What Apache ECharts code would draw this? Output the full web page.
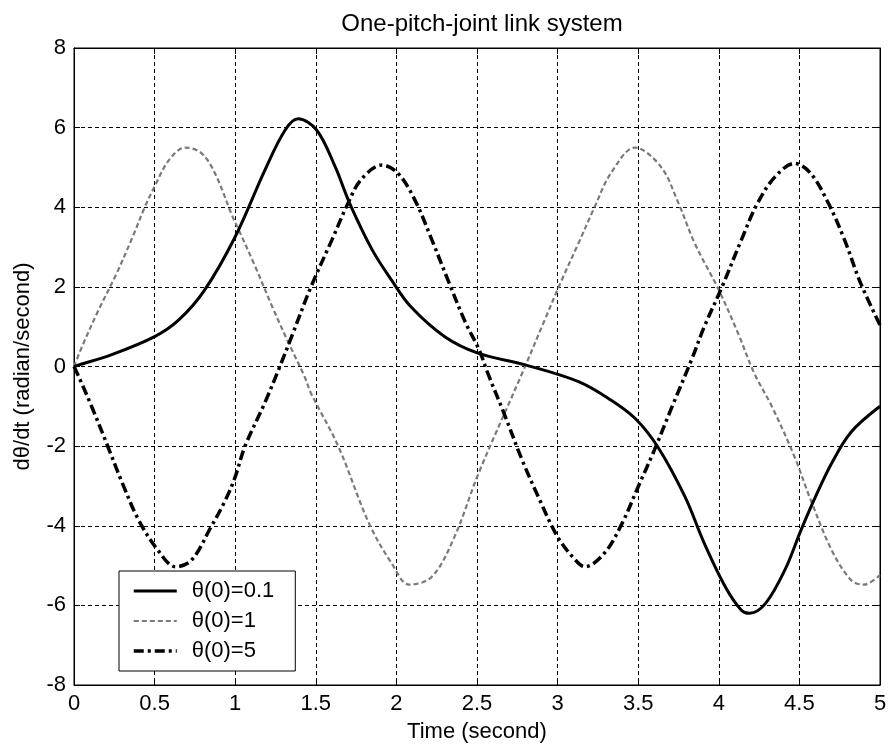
<!DOCTYPE html>
<html>
<head>
<meta charset="utf-8">
<script src="https://cdn.jsdelivr.net/npm/echarts@6/dist/echarts.min.js"></script>
<style>
html,body{margin:0;padding:0;background:#fff;}
#chart{width:890px;height:753px;}
</style>
</head>
<body>
<div id="chart"></div>
<script>
// theta(0)=0.1
var tA = [0,0.03,0.23,0.5,0.65,0.81,1.0,1.185,1.31,1.39,1.505,1.62,1.71,1.85,1.97,2.09,2.3,2.51,2.8,3.13,3.33,3.48,3.62,3.79,3.91,4.04,4.14,4.19,4.29,4.41,4.51,4.6,4.7,4.82,5.0];
var vA = [0,0.04,0.29,0.75,1.17,1.92,3.26,4.94,5.94,6.22,5.94,5.02,4.1,2.93,2.17,1.5,0.75,0.33,0.04,-0.38,-0.84,-1.3,-2.01,-3.27,-4.44,-5.53,-6.12,-6.2,-5.95,-5.11,-4.11,-3.27,-2.43,-1.65,-1.0];
// theta(0)=1
var tB = [0,0.05,0.15,0.26,0.36,0.44,0.5,0.59,0.69,0.79,0.875,0.98,1.02,1.12,1.23,1.33,1.43,1.47,1.64,1.83,1.97,2.08,2.22,2.36,2.51,2.78,2.92,3.02,3.13,3.23,3.33,3.48,3.64,3.75,3.85,4.0,4.12,4.22,4.33,4.47,4.57,4.7,4.82,4.9,5.0];
var vB = [0,0.5,1.4,2.3,3.22,4.01,4.52,5.19,5.5,5.36,4.85,3.8,3.45,2.55,1.5,0.6,-0.25,-0.67,-2.01,-3.94,-4.94,-5.48,-5.28,-4.28,-2.68,-0.17,1.17,2.12,3.1,4.01,4.85,5.5,5.02,4.1,3.1,1.92,0.83,-0.17,-1.01,-2.27,-3.35,-4.61,-5.36,-5.48,-5.24];
// theta(0)=5
var tC = [0,0.03,0.11,0.21,0.30,0.40,0.52,0.63,0.73,0.85,0.94,1.0,1.06,1.185,1.27,1.35,1.47,1.6,1.70,1.78,1.91,2.01,2.115,2.22,2.32,2.43,2.51,2.57,2.67,2.78,2.88,3.0,3.11,3.17,3.29,3.40,3.50,3.60,3.71,3.83,3.91,4.02,4.14,4.24,4.35,4.47,4.57,4.68,4.78,4.88,5.0];
var vC = [0,-0.26,-1.01,-2.01,-2.93,-3.85,-4.61,-5.03,-4.86,-4.03,-3.35,-2.77,-2.01,-0.9,-0.07,0.75,2.0,3.18,4.1,4.69,5.06,4.85,4.18,3.18,2.17,1.09,0.45,-0.2,-1.2,-2.35,-3.27,-4.28,-4.86,-5.03,-4.69,-3.94,-3.02,-2.1,-1.01,0.16,1.0,2.0,3.18,4.1,4.77,5.1,4.85,4.1,3.18,2.09,1.04];

var seriesNames = ['\u03b8(0)=0.1', '\u03b8(0)=1', '\u03b8(0)=5'];
var titleText = 'One-pitch-joint link system';
var xName = 'Time (second)';
var yName = 'd\u03b8/dt (radian/second)';

function zip(t, v) { return t.map(function (x, i) { return [x, v[i]]; }); }

var FONT = '"Liberation Sans", Arial, sans-serif';
var chart = echarts.init(document.getElementById('chart'), null, {renderer: 'canvas'});

var tickStyle = {inside: true, length: 6, lineStyle: {color: '#000', width: 1}};
var option = {
  backgroundColor: '#fff',
  animation: false,
  title: {
    text: titleText, left: 477, top: 7, textAlign: 'center',
    textStyle: {fontFamily: FONT, fontSize: 24, fontWeight: 'normal', color: '#000'}
  },
  grid: {left: 74, right: 10, top: 48, bottom: 68, show: true, borderColor: '#000', borderWidth: 1, backgroundColor: 'transparent'},
  legend: {
    orient: 'vertical', left: 119, top: 571,
    padding: [9, 21, 9, 13], itemGap: 8, itemWidth: 43, itemHeight: 14,
    backgroundColor: '#fff', borderColor: '#000', borderWidth: 1, borderRadius: 0,
    itemStyle: {color: 'transparent', borderColor: 'transparent', borderWidth: 0},
    textStyle: {fontFamily: FONT, fontSize: 22, color: '#000', padding: [0, 0, 0, 10]},
    data: [
      {name: seriesNames[0], lineStyle: {width: 3}},
      {name: seriesNames[1], lineStyle: {width: 2.2}},
      {name: seriesNames[2], lineStyle: {width: 3.5}}
    ]
  },
  xAxis: [{
    type: 'value', min: 0, max: 5, interval: 0.5,
    name: xName, nameLocation: 'middle', nameGap: 36,
    nameTextStyle: {fontFamily: FONT, fontSize: 22, color: '#000'},
    axisLine: {show: true, onZero: false, lineStyle: {color: '#000', width: 1}},
    axisTick: tickStyle,
    axisLabel: {fontFamily: FONT, fontSize: 22, color: '#000', margin: 8},
    splitLine: {show: true, lineStyle: {color: '#000', width: 1, type: [4, 3]}}
  }, {
    type: 'value', min: 0, max: 5, interval: 0.5, position: 'top',
    axisLine: {show: true, onZero: false, lineStyle: {color: '#000'}}, axisTick: tickStyle,
    axisLabel: {show: false}, splitLine: {show: false}
  }],
  yAxis: [{
    type: 'value', min: -8, max: 8, interval: 2,
    name: yName, nameLocation: 'middle', nameGap: 40, nameRotate: 90,
    nameTextStyle: {fontFamily: FONT, fontSize: 22, color: '#000'},
    axisLine: {show: true, onZero: false, lineStyle: {color: '#000', width: 1}},
    axisTick: tickStyle,
    axisLabel: {fontFamily: FONT, fontSize: 22, color: '#000', margin: 8},
    splitLine: {show: true, lineStyle: {color: '#000', width: 1, type: [4, 3]}}
  }, {
    type: 'value', min: -8, max: 8, interval: 2, position: 'right',
    axisLine: {show: true, onZero: false, lineStyle: {color: '#000'}}, axisTick: tickStyle,
    axisLabel: {show: false}, splitLine: {show: false}
  }],
  series: [{
    name: seriesNames[0], type: 'line', data: zip(tA, vA), showSymbol: false, symbol: 'none',
    smooth: 0.35, color: '#000', lineStyle: {color: '#000', width: 3, type: 'solid'}, z: 5
  }, {
    name: seriesNames[1], type: 'line', data: zip(tB, vB), showSymbol: false, symbol: 'none',
    smooth: 0.35, color: '#808080', lineStyle: {color: '#7a7a7a', width: 2.2, type: [5, 3]}, z: 4
  }, {
    name: seriesNames[2], type: 'line', data: zip(tC, vC), showSymbol: false, symbol: 'none',
    smooth: 0.35, color: '#000', lineStyle: {color: '#000', width: 3.5, type: [10, 4, 3, 4]}, z: 6
  }]
};
chart.setOption(option);
</script>
</body>
</html>
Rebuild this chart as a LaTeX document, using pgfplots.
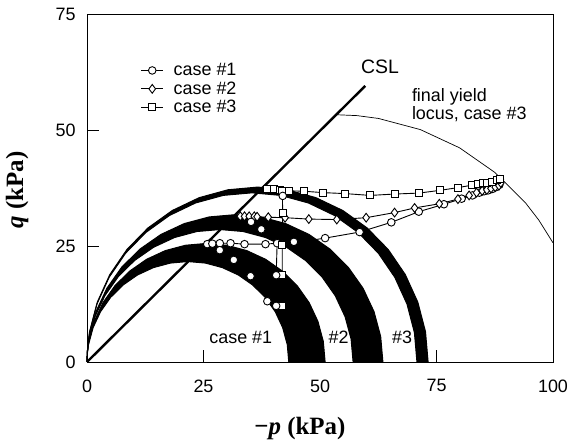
....
*WHAT THE TASK REQUIRES*:
Copy the records above exactly, omitting every picture.

*EXERCISE ANSWER*:
What Apache ECharts code would draw this? Output the full web page.
<!DOCTYPE html>
<html>
<head>
<meta charset="utf-8">
<script src="https://cdn.jsdelivr.net/npm/echarts@6/dist/echarts.min.js"></script>
<style>
html,body{margin:0;padding:0;background:#fff;}
#chart{width:890px;height:753px;}
</style>
</head>
<body>
<div id="chart"></div>
<script>
// theta(0)=0.1
var tA = [0,0.03,0.23,0.5,0.65,0.81,1.0,1.185,1.31,1.39,1.505,1.62,1.71,1.85,1.97,2.09,2.3,2.51,2.8,3.13,3.33,3.48,3.62,3.79,3.91,4.04,4.14,4.19,4.29,4.41,4.51,4.6,4.7,4.82,5.0];
var vA = [0,0.04,0.29,0.75,1.17,1.92,3.26,4.94,5.94,6.22,5.94,5.02,4.1,2.93,2.17,1.5,0.75,0.33,0.04,-0.38,-0.84,-1.3,-2.01,-3.27,-4.44,-5.53,-6.12,-6.2,-5.95,-5.11,-4.11,-3.27,-2.43,-1.65,-1.0];
// theta(0)=1
var tB = [0,0.05,0.15,0.26,0.36,0.44,0.5,0.59,0.69,0.79,0.875,0.98,1.02,1.12,1.23,1.33,1.43,1.47,1.64,1.83,1.97,2.08,2.22,2.36,2.51,2.78,2.92,3.02,3.13,3.23,3.33,3.48,3.64,3.75,3.85,4.0,4.12,4.22,4.33,4.47,4.57,4.7,4.82,4.9,5.0];
var vB = [0,0.5,1.4,2.3,3.22,4.01,4.52,5.19,5.5,5.36,4.85,3.8,3.45,2.55,1.5,0.6,-0.25,-0.67,-2.01,-3.94,-4.94,-5.48,-5.28,-4.28,-2.68,-0.17,1.17,2.12,3.1,4.01,4.85,5.5,5.02,4.1,3.1,1.92,0.83,-0.17,-1.01,-2.27,-3.35,-4.61,-5.36,-5.48,-5.24];
// theta(0)=5
var tC = [0,0.03,0.11,0.21,0.30,0.40,0.52,0.63,0.73,0.85,0.94,1.0,1.06,1.185,1.27,1.35,1.47,1.6,1.70,1.78,1.91,2.01,2.115,2.22,2.32,2.43,2.51,2.57,2.67,2.78,2.88,3.0,3.11,3.17,3.29,3.40,3.50,3.60,3.71,3.83,3.91,4.02,4.14,4.24,4.35,4.47,4.57,4.68,4.78,4.88,5.0];
var vC = [0,-0.26,-1.01,-2.01,-2.93,-3.85,-4.61,-5.03,-4.86,-4.03,-3.35,-2.77,-2.01,-0.9,-0.07,0.75,2.0,3.18,4.1,4.69,5.06,4.85,4.18,3.18,2.17,1.09,0.45,-0.2,-1.2,-2.35,-3.27,-4.28,-4.86,-5.03,-4.69,-3.94,-3.02,-2.1,-1.01,0.16,1.0,2.0,3.18,4.1,4.77,5.1,4.85,4.1,3.18,2.09,1.04];

var seriesNames = ['\u03b8(0)=0.1', '\u03b8(0)=1', '\u03b8(0)=5'];
var titleText = 'One-pitch-joint link system';
var xName = 'Time (second)';
var yName = 'd\u03b8/dt (radian/second)';

function zip(t, v) { return t.map(function (x, i) { return [x, v[i]]; }); }

var FONT = '"Liberation Sans", Arial, sans-serif';
var chart = echarts.init(document.getElementById('chart'), null, {renderer: 'canvas'});

var tickStyle = {inside: true, length: 6, lineStyle: {color: '#000', width: 1}};
var option = {
  backgroundColor: '#fff',
  animation: false,
  title: {
    text: titleText, left: 477, top: 7, textAlign: 'center',
    textStyle: {fontFamily: FONT, fontSize: 24, fontWeight: 'normal', color: '#000'}
  },
  grid: {left: 74, right: 10, top: 48, bottom: 68, show: true, borderColor: '#000', borderWidth: 1, backgroundColor: 'transparent'},
  legend: {
    orient: 'vertical', left: 119, top: 571,
    padding: [9, 21, 9, 13], itemGap: 8, itemWidth: 43, itemHeight: 14,
    backgroundColor: '#fff', borderColor: '#000', borderWidth: 1, borderRadius: 0,
    itemStyle: {color: 'transparent', borderColor: 'transparent', borderWidth: 0},
    textStyle: {fontFamily: FONT, fontSize: 22, color: '#000', padding: [0, 0, 0, 10]},
    data: [
      {name: seriesNames[0], lineStyle: {width: 3}},
      {name: seriesNames[1], lineStyle: {width: 2.2}},
      {name: seriesNames[2], lineStyle: {width: 3.5}}
    ]
  },
  xAxis: [{
    type: 'value', min: 0, max: 5, interval: 0.5,
    name: xName, nameLocation: 'middle', nameGap: 36,
    nameTextStyle: {fontFamily: FONT, fontSize: 22, color: '#000'},
    axisLine: {show: true, onZero: false, lineStyle: {color: '#000', width: 1}},
    axisTick: tickStyle,
    axisLabel: {fontFamily: FONT, fontSize: 22, color: '#000', margin: 8},
    splitLine: {show: true, lineStyle: {color: '#000', width: 1, type: [4, 3]}}
  }, {
    type: 'value', min: 0, max: 5, interval: 0.5, position: 'top',
    axisLine: {show: true, onZero: false, lineStyle: {color: '#000'}}, axisTick: tickStyle,
    axisLabel: {show: false}, splitLine: {show: false}
  }],
  yAxis: [{
    type: 'value', min: -8, max: 8, interval: 2,
    name: yName, nameLocation: 'middle', nameGap: 40, nameRotate: 90,
    nameTextStyle: {fontFamily: FONT, fontSize: 22, color: '#000'},
    axisLine: {show: true, onZero: false, lineStyle: {color: '#000', width: 1}},
    axisTick: tickStyle,
    axisLabel: {fontFamily: FONT, fontSize: 22, color: '#000', margin: 8},
    splitLine: {show: true, lineStyle: {color: '#000', width: 1, type: [4, 3]}}
  }, {
    type: 'value', min: -8, max: 8, interval: 2, position: 'right',
    axisLine: {show: true, onZero: false, lineStyle: {color: '#000'}}, axisTick: tickStyle,
    axisLabel: {show: false}, splitLine: {show: false}
  }],
  series: [{
    name: seriesNames[0], type: 'line', data: zip(tA, vA), showSymbol: false, symbol: 'none',
    smooth: 0.35, color: '#000', lineStyle: {color: '#000', width: 3, type: 'solid'}, z: 5
  }, {
    name: seriesNames[1], type: 'line', data: zip(tB, vB), showSymbol: false, symbol: 'none',
    smooth: 0.35, color: '#808080', lineStyle: {color: '#7a7a7a', width: 2.2, type: [5, 3]}, z: 4
  }, {
    name: seriesNames[2], type: 'line', data: zip(tC, vC), showSymbol: false, symbol: 'none',
    smooth: 0.35, color: '#000', lineStyle: {color: '#000', width: 3.5, type: [10, 4, 3, 4]}, z: 6
  }]
};
chart.setOption(option);
</script>
</body>
</html>
Rebuild this chart as a LaTeX document, using pgfplots.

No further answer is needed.